=== Task instructions ===
Write out the data below exactly as given, without any of its pictures.

=== Recorded information ===
** START **
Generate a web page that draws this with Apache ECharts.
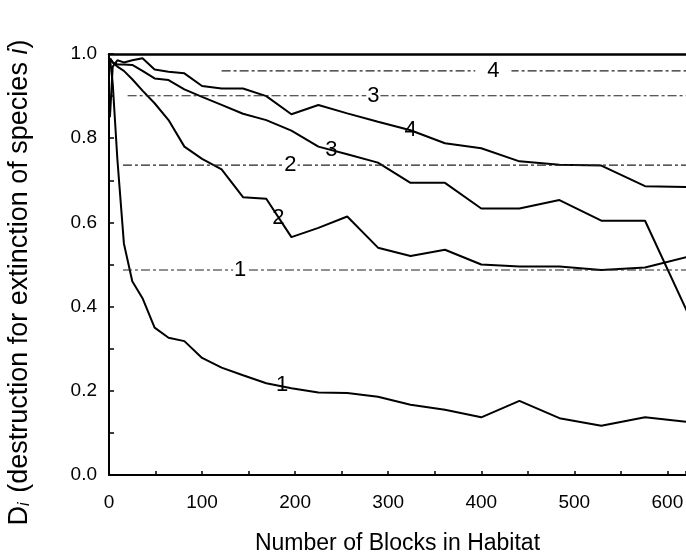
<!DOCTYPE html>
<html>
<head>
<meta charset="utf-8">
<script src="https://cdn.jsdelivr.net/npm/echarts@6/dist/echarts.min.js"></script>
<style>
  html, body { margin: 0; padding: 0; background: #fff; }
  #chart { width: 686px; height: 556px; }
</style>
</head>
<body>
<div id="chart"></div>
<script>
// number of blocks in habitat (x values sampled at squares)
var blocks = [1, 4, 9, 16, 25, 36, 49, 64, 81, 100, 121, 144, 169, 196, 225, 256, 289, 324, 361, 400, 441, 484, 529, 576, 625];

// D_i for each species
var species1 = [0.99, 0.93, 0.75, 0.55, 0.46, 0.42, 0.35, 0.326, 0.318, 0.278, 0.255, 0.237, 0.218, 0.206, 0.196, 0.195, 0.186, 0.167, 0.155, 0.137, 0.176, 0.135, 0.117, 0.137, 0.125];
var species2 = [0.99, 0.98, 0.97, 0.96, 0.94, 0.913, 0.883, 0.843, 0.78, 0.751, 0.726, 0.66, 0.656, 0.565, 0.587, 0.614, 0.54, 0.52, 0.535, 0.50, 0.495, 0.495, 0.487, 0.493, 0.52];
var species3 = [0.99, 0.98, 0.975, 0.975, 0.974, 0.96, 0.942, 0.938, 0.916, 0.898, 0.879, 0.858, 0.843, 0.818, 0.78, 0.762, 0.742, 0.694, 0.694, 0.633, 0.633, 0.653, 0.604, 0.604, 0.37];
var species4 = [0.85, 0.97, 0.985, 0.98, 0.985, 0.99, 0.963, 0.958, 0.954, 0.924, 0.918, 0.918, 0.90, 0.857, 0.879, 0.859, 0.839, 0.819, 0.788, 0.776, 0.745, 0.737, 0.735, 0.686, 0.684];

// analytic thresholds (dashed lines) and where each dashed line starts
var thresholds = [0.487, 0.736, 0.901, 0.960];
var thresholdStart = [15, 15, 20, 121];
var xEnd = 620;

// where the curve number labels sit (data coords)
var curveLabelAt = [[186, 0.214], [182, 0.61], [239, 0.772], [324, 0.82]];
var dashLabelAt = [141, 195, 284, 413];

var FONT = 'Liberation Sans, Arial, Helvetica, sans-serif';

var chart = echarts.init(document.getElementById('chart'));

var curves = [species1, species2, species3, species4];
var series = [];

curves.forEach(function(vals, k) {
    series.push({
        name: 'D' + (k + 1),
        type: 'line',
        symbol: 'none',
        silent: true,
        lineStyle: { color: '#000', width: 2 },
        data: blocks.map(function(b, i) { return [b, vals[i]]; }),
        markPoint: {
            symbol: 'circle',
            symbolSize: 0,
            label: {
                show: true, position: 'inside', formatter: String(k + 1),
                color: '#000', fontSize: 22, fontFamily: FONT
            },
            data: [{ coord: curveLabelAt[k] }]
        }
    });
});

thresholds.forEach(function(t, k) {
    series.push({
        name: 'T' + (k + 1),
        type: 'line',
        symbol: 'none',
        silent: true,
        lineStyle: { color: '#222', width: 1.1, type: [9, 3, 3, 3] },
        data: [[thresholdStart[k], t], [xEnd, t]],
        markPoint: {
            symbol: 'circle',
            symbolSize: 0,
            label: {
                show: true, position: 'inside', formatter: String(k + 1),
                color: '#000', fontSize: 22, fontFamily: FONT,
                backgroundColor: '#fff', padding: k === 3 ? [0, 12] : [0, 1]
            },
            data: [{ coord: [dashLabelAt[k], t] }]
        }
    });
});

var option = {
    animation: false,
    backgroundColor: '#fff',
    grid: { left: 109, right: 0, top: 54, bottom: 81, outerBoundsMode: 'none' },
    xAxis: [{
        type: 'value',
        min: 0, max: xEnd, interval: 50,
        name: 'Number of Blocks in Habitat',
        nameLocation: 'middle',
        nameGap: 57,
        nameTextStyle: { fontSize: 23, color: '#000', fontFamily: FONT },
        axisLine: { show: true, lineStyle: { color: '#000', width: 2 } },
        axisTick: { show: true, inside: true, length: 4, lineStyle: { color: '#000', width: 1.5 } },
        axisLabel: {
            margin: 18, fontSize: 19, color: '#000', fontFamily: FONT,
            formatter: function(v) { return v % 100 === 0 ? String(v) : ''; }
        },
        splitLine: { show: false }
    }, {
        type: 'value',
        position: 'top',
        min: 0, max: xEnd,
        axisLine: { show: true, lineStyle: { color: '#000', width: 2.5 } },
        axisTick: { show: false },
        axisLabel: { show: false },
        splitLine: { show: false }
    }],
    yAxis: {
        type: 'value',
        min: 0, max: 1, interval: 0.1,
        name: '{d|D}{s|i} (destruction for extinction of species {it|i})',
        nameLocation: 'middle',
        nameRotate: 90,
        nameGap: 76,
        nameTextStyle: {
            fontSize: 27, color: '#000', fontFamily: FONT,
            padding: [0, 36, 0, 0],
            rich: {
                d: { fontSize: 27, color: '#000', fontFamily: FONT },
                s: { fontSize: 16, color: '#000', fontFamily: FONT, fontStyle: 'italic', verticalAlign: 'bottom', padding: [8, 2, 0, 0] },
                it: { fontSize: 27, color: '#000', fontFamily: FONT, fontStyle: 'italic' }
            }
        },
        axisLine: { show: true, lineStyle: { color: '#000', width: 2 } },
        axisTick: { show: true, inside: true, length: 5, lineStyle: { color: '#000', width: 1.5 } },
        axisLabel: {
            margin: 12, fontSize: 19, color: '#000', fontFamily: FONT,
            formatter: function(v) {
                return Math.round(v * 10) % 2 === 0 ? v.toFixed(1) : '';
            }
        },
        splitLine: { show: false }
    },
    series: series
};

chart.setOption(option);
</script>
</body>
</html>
** END **
=== Correct output ===
Generate a web page that draws this with Apache ECharts.
<!DOCTYPE html>
<html>
<head>
<meta charset="utf-8">
<script src="https://cdn.jsdelivr.net/npm/echarts@6/dist/echarts.min.js"></script>
<style>
  html, body { margin: 0; padding: 0; background: #fff; }
  #chart { width: 686px; height: 556px; }
</style>
</head>
<body>
<div id="chart"></div>
<script>
// number of blocks in habitat (x values sampled at squares)
var blocks = [1, 4, 9, 16, 25, 36, 49, 64, 81, 100, 121, 144, 169, 196, 225, 256, 289, 324, 361, 400, 441, 484, 529, 576, 625];

// D_i for each species
var species1 = [0.99, 0.93, 0.75, 0.55, 0.46, 0.42, 0.35, 0.326, 0.318, 0.278, 0.255, 0.237, 0.218, 0.206, 0.196, 0.195, 0.186, 0.167, 0.155, 0.137, 0.176, 0.135, 0.117, 0.137, 0.125];
var species2 = [0.99, 0.98, 0.97, 0.96, 0.94, 0.913, 0.883, 0.843, 0.78, 0.751, 0.726, 0.66, 0.656, 0.565, 0.587, 0.614, 0.54, 0.52, 0.535, 0.50, 0.495, 0.495, 0.487, 0.493, 0.52];
var species3 = [0.99, 0.98, 0.975, 0.975, 0.974, 0.96, 0.942, 0.938, 0.916, 0.898, 0.879, 0.858, 0.843, 0.818, 0.78, 0.762, 0.742, 0.694, 0.694, 0.633, 0.633, 0.653, 0.604, 0.604, 0.37];
var species4 = [0.85, 0.97, 0.985, 0.98, 0.985, 0.99, 0.963, 0.958, 0.954, 0.924, 0.918, 0.918, 0.90, 0.857, 0.879, 0.859, 0.839, 0.819, 0.788, 0.776, 0.745, 0.737, 0.735, 0.686, 0.684];

// analytic thresholds (dashed lines) and where each dashed line starts
var thresholds = [0.487, 0.736, 0.901, 0.960];
var thresholdStart = [15, 15, 20, 121];
var xEnd = 620;

// where the curve number labels sit (data coords)
var curveLabelAt = [[186, 0.214], [182, 0.61], [239, 0.772], [324, 0.82]];
var dashLabelAt = [141, 195, 284, 413];

var FONT = 'Liberation Sans, Arial, Helvetica, sans-serif';

var chart = echarts.init(document.getElementById('chart'));

var curves = [species1, species2, species3, species4];
var series = [];

curves.forEach(function(vals, k) {
    series.push({
        name: 'D' + (k + 1),
        type: 'line',
        symbol: 'none',
        silent: true,
        lineStyle: { color: '#000', width: 2 },
        data: blocks.map(function(b, i) { return [b, vals[i]]; }),
        markPoint: {
            symbol: 'circle',
            symbolSize: 0,
            label: {
                show: true, position: 'inside', formatter: String(k + 1),
                color: '#000', fontSize: 22, fontFamily: FONT
            },
            data: [{ coord: curveLabelAt[k] }]
        }
    });
});

thresholds.forEach(function(t, k) {
    series.push({
        name: 'T' + (k + 1),
        type: 'line',
        symbol: 'none',
        silent: true,
        lineStyle: { color: '#222', width: 1.1, type: [9, 3, 3, 3] },
        data: [[thresholdStart[k], t], [xEnd, t]],
        markPoint: {
            symbol: 'circle',
            symbolSize: 0,
            label: {
                show: true, position: 'inside', formatter: String(k + 1),
                color: '#000', fontSize: 22, fontFamily: FONT,
                backgroundColor: '#fff', padding: k === 3 ? [0, 12] : [0, 1]
            },
            data: [{ coord: [dashLabelAt[k], t] }]
        }
    });
});

var option = {
    animation: false,
    backgroundColor: '#fff',
    grid: { left: 109, right: 0, top: 54, bottom: 81, outerBoundsMode: 'none' },
    xAxis: [{
        type: 'value',
        min: 0, max: xEnd, interval: 50,
        name: 'Number of Blocks in Habitat',
        nameLocation: 'middle',
        nameGap: 57,
        nameTextStyle: { fontSize: 23, color: '#000', fontFamily: FONT },
        axisLine: { show: true, lineStyle: { color: '#000', width: 2 } },
        axisTick: { show: true, inside: true, length: 4, lineStyle: { color: '#000', width: 1.5 } },
        axisLabel: {
            margin: 18, fontSize: 19, color: '#000', fontFamily: FONT,
            formatter: function(v) { return v % 100 === 0 ? String(v) : ''; }
        },
        splitLine: { show: false }
    }, {
        type: 'value',
        position: 'top',
        min: 0, max: xEnd,
        axisLine: { show: true, lineStyle: { color: '#000', width: 2.5 } },
        axisTick: { show: false },
        axisLabel: { show: false },
        splitLine: { show: false }
    }],
    yAxis: {
        type: 'value',
        min: 0, max: 1, interval: 0.1,
        name: '{d|D}{s|i} (destruction for extinction of species {it|i})',
        nameLocation: 'middle',
        nameRotate: 90,
        nameGap: 76,
        nameTextStyle: {
            fontSize: 27, color: '#000', fontFamily: FONT,
            padding: [0, 36, 0, 0],
            rich: {
                d: { fontSize: 27, color: '#000', fontFamily: FONT },
                s: { fontSize: 16, color: '#000', fontFamily: FONT, fontStyle: 'italic', verticalAlign: 'bottom', padding: [8, 2, 0, 0] },
                it: { fontSize: 27, color: '#000', fontFamily: FONT, fontStyle: 'italic' }
            }
        },
        axisLine: { show: true, lineStyle: { color: '#000', width: 2 } },
        axisTick: { show: true, inside: true, length: 5, lineStyle: { color: '#000', width: 1.5 } },
        axisLabel: {
            margin: 12, fontSize: 19, color: '#000', fontFamily: FONT,
            formatter: function(v) {
                return Math.round(v * 10) % 2 === 0 ? v.toFixed(1) : '';
            }
        },
        splitLine: { show: false }
    },
    series: series
};

chart.setOption(option);
</script>
</body>
</html>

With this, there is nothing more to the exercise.